Factory quote questions to send
- What is the exact fabric construction, finished GSM, weave type, and shrinkage expectation of the quoted canvas?
- Is the fabric stock item, mill reserved, or custom woven for this order, and what changes if we reorder the same spec later?
- Which organic standard applies to this order, if any, and can you provide the supplier's scope certificate, mill certificate, and transaction certificate or shipment paperwork tied to this lot?
- What are the pricing tiers by quantity, and which costs are included in the unit price versus listed separately?
- Does the quote include screen setup, embroidery digitizing, woven label setup, or other tooling fees?
- Which print method is included in the quote, how many colors are allowed, and what is the cost for extra placements?
- What are the sample lead time, bulk production lead time, and estimated transit window from ex-factory to port or warehouse?
- How many pieces are packed per inner polybag and per master carton, and what is the carton size and gross weight?

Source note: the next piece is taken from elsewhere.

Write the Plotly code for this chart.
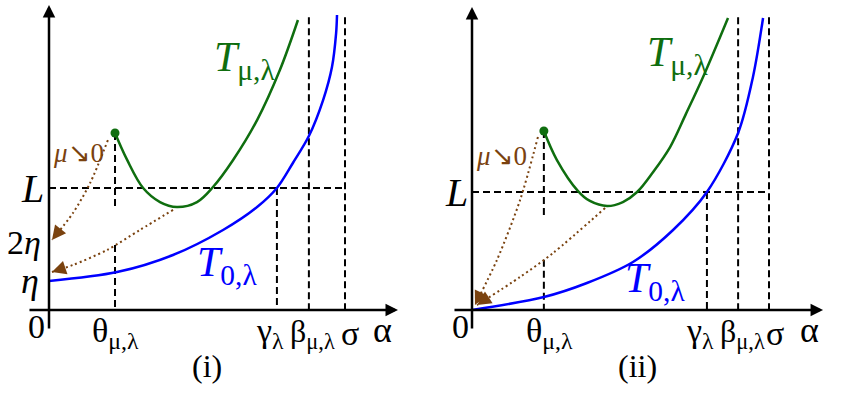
import numpy as np
import plotly.graph_objects as go

W, H = 847, 413

# ---------------- DATA (alpha in units of sigma, T in units of L) ----------------
# Panel (i)
theta_i, gamma_i, beta_i, sigma_i = 0.223, 0.770, 0.878, 1.0
L_i, eta_i, two_eta_i = 1.0, 0.238, 0.541
top_i = 2.40
blue_i_a = [0.0, 0.230, 0.419, 0.588, 0.703, 0.770, 0.824, 0.878, 0.926, 0.956, 0.970, 0.973]
blue_i_t = [0.238, 0.311, 0.451, 0.656, 0.844, 1.0, 1.205, 1.426, 1.721, 1.992, 2.270, 2.418]
green_i_a = [0.223, 0.264, 0.318, 0.375, 0.432, 0.500, 0.554, 0.622, 0.703, 0.780, 0.841]
green_i_t = [1.451, 1.230, 1.0, 0.885, 0.844, 0.885, 1.008, 1.230, 1.557, 1.967, 2.377]
limA_i_a = [0.199, 0.139, 0.081, 0.010]
limA_i_t = [1.393, 1.041, 0.795, 0.574]
limB_i_a = [0.419, 0.307, 0.196, 0.081, 0.010]
limB_i_t = [0.820, 0.656, 0.492, 0.369, 0.311]
theta_dash_end_i = 0.820

# Panel (ii)
theta_ii, gamma_ii, beta_ii, sigma_ii = 0.242, 0.791, 0.896, 1.0
L_ii = 1.0
top_ii = 2.48
blue_ii_a = [0.0, 0.242, 0.387, 0.542, 0.677, 0.791, 0.896, 0.946, 0.980]
blue_ii_t = [0.0, 0.110, 0.229, 0.407, 0.678, 1.0, 1.5, 1.975, 2.475]
green_ii_a = [0.242, 0.286, 0.357, 0.397, 0.455, 0.508, 0.556, 0.610, 0.667, 0.720, 0.778, 0.862]
green_ii_t = [1.517, 1.271, 1.008, 0.924, 0.881, 0.915, 1.0, 1.170, 1.381, 1.660, 1.975, 2.475]
limA_ii_a = [0.222, 0.162, 0.084, 0.010]
limA_ii_t = [1.466, 0.932, 0.424, 0.042]
limB_ii_a = [0.448, 0.273, 0.162, 0.017]
limB_ii_t = [0.864, 0.483, 0.280, 0.042]
theta_dash_end_ii = 0.805

# ---------------- LAYOUT constants (pixel calibration of each panel) ----------------
CAL = {
    "i": dict(x0=49, sx=296, y0=310, sy=122, xlo=-0.071, xhi=1.179, ylo=-0.164, yhi=2.50),
    "ii": dict(x0=472, sx=297, y0=310, sy=118, xlo=-0.064, xhi=1.182, ylo=-0.169, yhi=2.568),
}
SERIF = "Liberation Serif"
BLUE, GREEN, BROWN = "#0000ff", "#0f6e0f", "#7a420f"
DASH = "7px,4px"

fig = go.Figure()
annotations = []


def panel(key, xa, ya, theta, gamma, beta, sigma, L, top, ba, bt, ga, gt,
          la_a, la_t, lb_a, lb_t, theta_end):
    c = CAL[key]
    ref = dict(xaxis=xa, yaxis=ya)
    axr = "x" if xa == "x" else "x2"
    ayr = "y" if ya == "y" else "y2"

    def dash(xs, ys):
        fig.add_trace(go.Scatter(x=xs, y=ys, mode="lines", hoverinfo="skip",
                                 line=dict(color="black", width=2, dash=DASH), **ref))

    # dashed guide lines
    lb_cross = float(np.interp(theta, lb_a[::-1], lb_t[::-1]))
    dash([theta, theta], [gt[0], theta_end])
    dash([theta, theta], [lb_cross, 0])
    dash([0, sigma], [L, L])
    dash([gamma, gamma], [L, 0])
    dash([beta, beta], [top, 0])
    dash([sigma, sigma], [top, 0])

    # curves
    fig.add_trace(go.Scatter(x=ba, y=bt, mode="lines", line=dict(color=BLUE, width=2.5, shape="spline", smoothing=0.9),
                             hoverinfo="skip", **ref))
    fig.add_trace(go.Scatter(x=ga, y=gt, mode="lines", line=dict(color=GREEN, width=2.5, shape="spline", smoothing=1.0),
                             hoverinfo="skip", **ref))
    fig.add_trace(go.Scatter(x=[ga[0]], y=[gt[0]], mode="markers", marker=dict(color=GREEN, size=9),
                             hoverinfo="skip", **ref))

    # dotted limit arrows
    for aa, tt in ((la_a, la_t), (lb_a, lb_t)):
        fig.add_trace(go.Scatter(x=aa, y=tt, mode="lines", hoverinfo="skip",
                                 line=dict(color=BROWN, width=2, dash="2px,3px", shape="spline", smoothing=0.8), **ref))
        dx = (aa[-1] - aa[-2]) * c["sx"]
        dy = -(tt[-1] - tt[-2]) * c["sy"]
        n = (dx * dx + dy * dy) ** 0.5
        annotations.append(dict(x=aa[-1], y=tt[-1], xref=axr, yref=ayr, ax=-dx / n * 6, ay=-dy / n * 6,
                                text="", showarrow=True, arrowhead=2, arrowsize=1.4, arrowwidth=2,
                                arrowcolor=BROWN, standoff=0))

    # coordinate axes with arrows
    annotations.append(dict(x=c["xhi"], y=0, ax=c["xlo"], ay=0, xref=axr, yref=ayr, axref=axr, ayref=ayr,
                            text="", showarrow=True, arrowhead=2, arrowsize=1, arrowwidth=2.5, arrowcolor="black"))
    annotations.append(dict(x=0, y=c["yhi"], ax=0, ay=c["ylo"], xref=axr, yref=ayr, axref=axr, ayref=ayr,
                            text="", showarrow=True, arrowhead=2, arrowsize=1, arrowwidth=2.5, arrowcolor="black"))


panel("i", "x", "y", theta_i, gamma_i, beta_i, sigma_i, L_i, top_i, blue_i_a, blue_i_t, green_i_a, green_i_t,
      limA_i_a, limA_i_t, limB_i_a, limB_i_t, theta_dash_end_i)
panel("ii", "x2", "y2", theta_ii, gamma_ii, beta_ii, sigma_ii, L_ii, top_ii, blue_ii_a, blue_ii_t, green_ii_a,
      green_ii_t, limA_ii_a, limA_ii_t, limB_ii_a, limB_ii_t, theta_dash_end_ii)


def lab(px, py, text, size, color="black"):
    annotations.append(dict(x=px / W, y=1 - py / H, xref="paper", yref="paper", text=text, showarrow=False,
                            xanchor="center", yanchor="middle",
                            font=dict(family=SERIF, size=size, color=color)))


def xt(xref, val, shift, text, size=34, py=333):
    annotations.append(dict(x=val, y=1 - py / H, xref=xref, yref="paper", text=text, showarrow=False,
                            xanchor="center", yanchor="middle", xshift=shift,
                            font=dict(family=SERIF, size=size, color="black")))


def yt(yref, val, px, shift, text, size=36):
    annotations.append(dict(x=px / W, y=val, xref="paper", yref=yref, text=text, showarrow=False,
                            xanchor="center", yanchor="middle", yshift=shift,
                            font=dict(family=SERIF, size=size, color="black")))


# panel (i) labels
lab(245, 60, "<i>T</i><sub>μ,λ</sub>", 42, GREEN)
lab(227, 265, "<i>T</i><sub>0,λ</sub>", 42, BLUE)
lab(78, 153, "<i>μ</i>↘0", 27, BROWN)
yt("y", L_i, 32, 0, "<i>L</i>", 40)
yt("y", two_eta_i, 24, 2, "2<i>η</i>", 34)
yt("y", eta_i, 30, 0, "<i>η</i>", 36)
lab(36, 326, "0", 34)
xt("x", theta_i, 0, "θ<sub>μ,λ</sub>")
xt("x", gamma_i, -7, "γ<sub>λ</sub>")
xt("x", beta_i, 4, "β<sub>μ,λ</sub>", 32)
xt("x", sigma_i, 5, "σ")
lab(382, 330, "α", 36)
lab(207, 366, "(i)", 32)

# panel (ii) labels
lab(677, 55, "<i>T</i><sub>μ,λ</sub>", 42, GREEN)
lab(655, 281, "<i>T</i><sub>0,λ</sub>", 42, BLUE)
lab(502, 156, "<i>μ</i>↘0", 27, BROWN)
yt("y2", L_ii, 456, 0, "<i>L</i>", 40)
lab(460, 326, "0", 34)
xt("x2", theta_ii, 6, "θ<sub>μ,λ</sub>")
xt("x2", gamma_ii, -7, "γ<sub>λ</sub>")
xt("x2", beta_ii, 4, "β<sub>μ,λ</sub>", 32)
xt("x2", sigma_ii, 6, "σ")
lab(809, 330, "α", 36)
lab(637, 366, "(ii)", 32)


def rng(c):
    return ([-c["x0"] / c["sx"], (W - c["x0"]) / c["sx"]],
            [-(H - c["y0"]) / c["sy"], c["y0"] / c["sy"]])


(xr1, yr1), (xr2, yr2) = rng(CAL["i"]), rng(CAL["ii"])
fig.update_layout(
    width=W, height=H, autosize=False, margin=dict(l=0, r=0, t=0, b=0),
    paper_bgcolor="white", plot_bgcolor="white", showlegend=False,
    xaxis=dict(domain=[0, 1], range=xr1, visible=False, anchor="y"),
    yaxis=dict(domain=[0, 1], range=yr1, visible=False, anchor="x"),
    xaxis2=dict(range=xr2, visible=False, overlaying="x", anchor="y2"),
    yaxis2=dict(range=yr2, visible=False, overlaying="y", anchor="x2"),
    annotations=annotations,
)
fig.write_html("out.html")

- What overrun or underrun tolerance applies to the production order?
- What inspection standard or AQL level does the factory use, and can they share photo evidence from bulk production?
Quality-control points to confirm
- Finished bag size matches the approved sample within your agreed tolerance.
- Canvas weight matches the ordered spec and feels consistent across the lot.
- Handle length, handle drop, and reinforcement stitching are uniform on both sides.
- Seams are straight, thread trimming is clean, and no raw edges are exposed.
- Print placement is centered, aligned, fully cured, and free of pinholes, smudging, or edge break.
- Color matches the approved swatch or sample under daylight comparison.
- No major shade split appears between fabric panels, handles, or different cartons.
- The fold method matches the approved packing reference and does not crush the print area.
- Carton count, inner pack count, and master carton labels match the purchase order.
- Lot codes, batch references, and any organic traceability references are present on the packing docs.